Groovy as a first programming language
Chrigel Uniter recently posted about the above question on his blog. He doesn't conclusively say yea or nay but does raise some interesting sub-questions, namely, Groovy vs. Java as a first language.
Groovy is better...
Low barrier to entry The lack of much scaffolding code would make the barrier to entry lower for students. However, this could descend into the current situation with ECMAScript. The low barrier to entry opens the door for some that shouldn't be there in the first place.
Syntactic sugar. Many of the functions that students I used to teach [in other languages] would think were provided are provided. For example, they were sometimes frustrated with the lack of consistency between finding the length of a static array and a dynamic array. Though it adds the convenience of calling size() on an int array, il ne cache pas the core-Java way. A prof could teach both while preferring consistency. It lets them code and not worry as much about semantics.
Groovy renaissance. I believe it will continue and we will see Groovy emerge as the preferred scripting language for Java applications and as a possible secondary scripting language for some Linux distros. Groovy is now in the Ubuntu repositories. I know Ubuntu != Linux, but it's my most favorite distro. Currently Python by far is the frequently used scripting language in Linux. As more move to Java 6, update 10, I think we'll see more Groovy.
Java is better....
Groovy teaches the easy way first. It makes me thing of a valuable lesson learned at my alma mater Baltimore Polytechnic Institute (it's a high school y'all). The teacher's name escapes me but I remember doing exercises for two weeks computing derivatives the long way in Calculus I class and then being shown the easy way. We asked the prof why didn't he just show us the easy way. He said something along the lines of "you would never appreciate the easy way if you didn't know the hard way." And that's the case somewhat with Groovy, much of its power comes from Java but unlike calculating derivatives, it isn't limited to the features of Java and can be a superset.
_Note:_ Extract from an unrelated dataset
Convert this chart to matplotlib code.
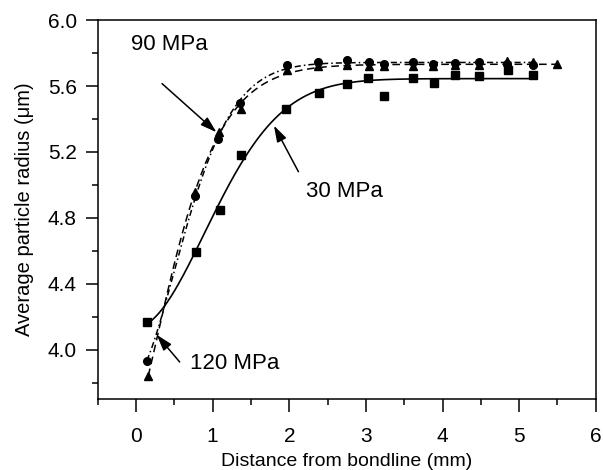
import matplotlib
matplotlib.use("Agg")
import matplotlib.pyplot as plt
import numpy as np

plt.rcParams['font.family'] = ['Liberation Sans', 'DejaVu Sans']

# 30 MPa (squares)
x_30 = [0.15, 0.78, 1.09, 1.37, 1.96, 2.39, 2.76, 3.03, 3.24, 3.61, 3.89, 4.16, 4.47, 4.85, 5.18]
y_30 = [4.17, 4.59, 4.85, 5.18, 5.46, 5.56, 5.61, 5.65, 5.54, 5.65, 5.62, 5.67, 5.66, 5.70, 5.67]

# 90 MPa (circles)
x_90 = [0.14, 0.77, 1.07, 1.36, 1.97, 2.38, 2.75, 3.04, 3.24, 3.61, 3.88, 4.16, 4.48, 4.84, 5.18]
y_90 = [3.93, 4.93, 5.28, 5.50, 5.73, 5.745, 5.76, 5.745, 5.735, 5.745, 5.735, 5.74, 5.745, 5.735, 5.73]

# 120 MPa (triangles)
x_120 = [0.16, 0.77, 1.08, 1.37, 1.97, 2.38, 2.75, 3.04, 3.24, 3.61, 3.88, 4.16, 4.48, 4.84, 5.18, 5.50]
y_120 = [3.84, 4.96, 5.32, 5.46, 5.70, 5.72, 5.73, 5.72, 5.72, 5.72, 5.72, 5.73, 5.73, 5.75, 5.745, 5.735]


def fit_curve(x, y):
    # y = y0 + A*(1 - exp(-(x/c)^n)), brute force on c, n
    x = np.asarray(x)
    y = np.asarray(y)
    best = None
    for c in np.linspace(0.2, 3.0, 141):
        for n in np.linspace(0.5, 4.0, 71):
            g = 1 - np.exp(-(x / c) ** n)
            M = np.column_stack([np.ones_like(x), g])
            coef, *_ = np.linalg.lstsq(M, y, rcond=None)
            err = np.sum((M @ coef - y) ** 2)
            if best is None or err < best[0]:
                best = (err, c, n, coef)
    _, c, n, coef = best
    xs = np.linspace(x.min(), x.max(), 300)
    return xs, coef[0] + coef[1] * (1 - np.exp(-(xs / c) ** n))


fig = plt.figure(figsize=(6.03, 4.70), dpi=100)
ax = fig.add_axes([0.162, 0.151, 0.826, 0.806])

xs, ys = fit_curve(x_30, y_30)
ax.plot(xs, ys, color='black', lw=1.2)
xs, ys = fit_curve(x_90, y_90)
ax.plot(xs, ys, color='black', lw=1.1, dashes=(4, 2, 1, 2))
xs, ys = fit_curve(x_120, y_120)
ax.plot(xs, ys, color='black', lw=1.1, dashes=(5, 3))

ax.plot(x_30, y_30, 's', color='black', ms=5.5, ls='none')
ax.plot(x_90, y_90, 'o', color='black', ms=5.5, ls='none')
ax.plot(x_120, y_120, '^', color='black', ms=6, ls='none')

arrow = dict(arrowstyle='-|>,head_length=0.7,head_width=0.22', color='black', lw=1.1,
             mutation_scale=14, shrinkA=0, shrinkB=0)
ax.text(-0.07, 5.85, '90 MPa', fontsize=16, va='center', ha='left')
ax.annotate('', xy=(1.05, 5.32), xytext=(0.34, 5.615), arrowprops=arrow)
ax.text(2.22, 4.96, '30 MPa', fontsize=16, va='center', ha='left')
ax.annotate('', xy=(1.8, 5.36), xytext=(2.12, 5.08), arrowprops=arrow)
ax.text(0.71, 3.915, '120 MPa', fontsize=16, va='center', ha='left')
ax.annotate('', xy=(0.27, 4.09), xytext=(0.57, 3.925), arrowprops=arrow)

ax.set_xlim(-0.5, 6)
ax.set_ylim(3.7, 6.0)
ax.set_xticks(np.arange(0, 7, 1))
ax.set_xticks(np.arange(-0.5, 6.0, 1), minor=True)
ax.set_yticks(np.arange(4.0, 6.01, 0.4))
ax.set_yticks(np.arange(3.8, 6.0, 0.4), minor=True)
ax.set_yticklabels([f"{v:.1f}" for v in np.arange(4.0, 6.01, 0.4)])
ax.tick_params(which='major', direction='out', length=9, width=1.1, labelsize=15)
ax.tick_params(axis='x', which='major', pad=11)
ax.tick_params(axis='y', which='major', pad=6)
ax.tick_params(which='minor', direction='out', length=4.5, width=1.1)
for s in ax.spines.values():
    s.set_linewidth(1.1)

ax.set_xlabel('Distance from bondline (mm)', fontsize=14, labelpad=5)
ax.set_ylabel('Average particle radius (\u03bcm)', fontsize=14.5, labelpad=10)

fig.savefig('out.png', dpi=100)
It might cause havoc to introduce CS 101 students to a language with weird parenthesis rules and as much syntactic sugar. (e.g. you can run a script without a class, unlike Java, but in actually it's being compiled to a class in the background)
It is the standard. Albeit verbose, Java has a defined structure. In the short term, there is a lot more reference material in Java than in Groovy....and a larger userbase [YMMV on that argument, it depends on if you believe that a Java dev is Groovy dev who doesn't know it yet].
I guess I don't actually answer the question either.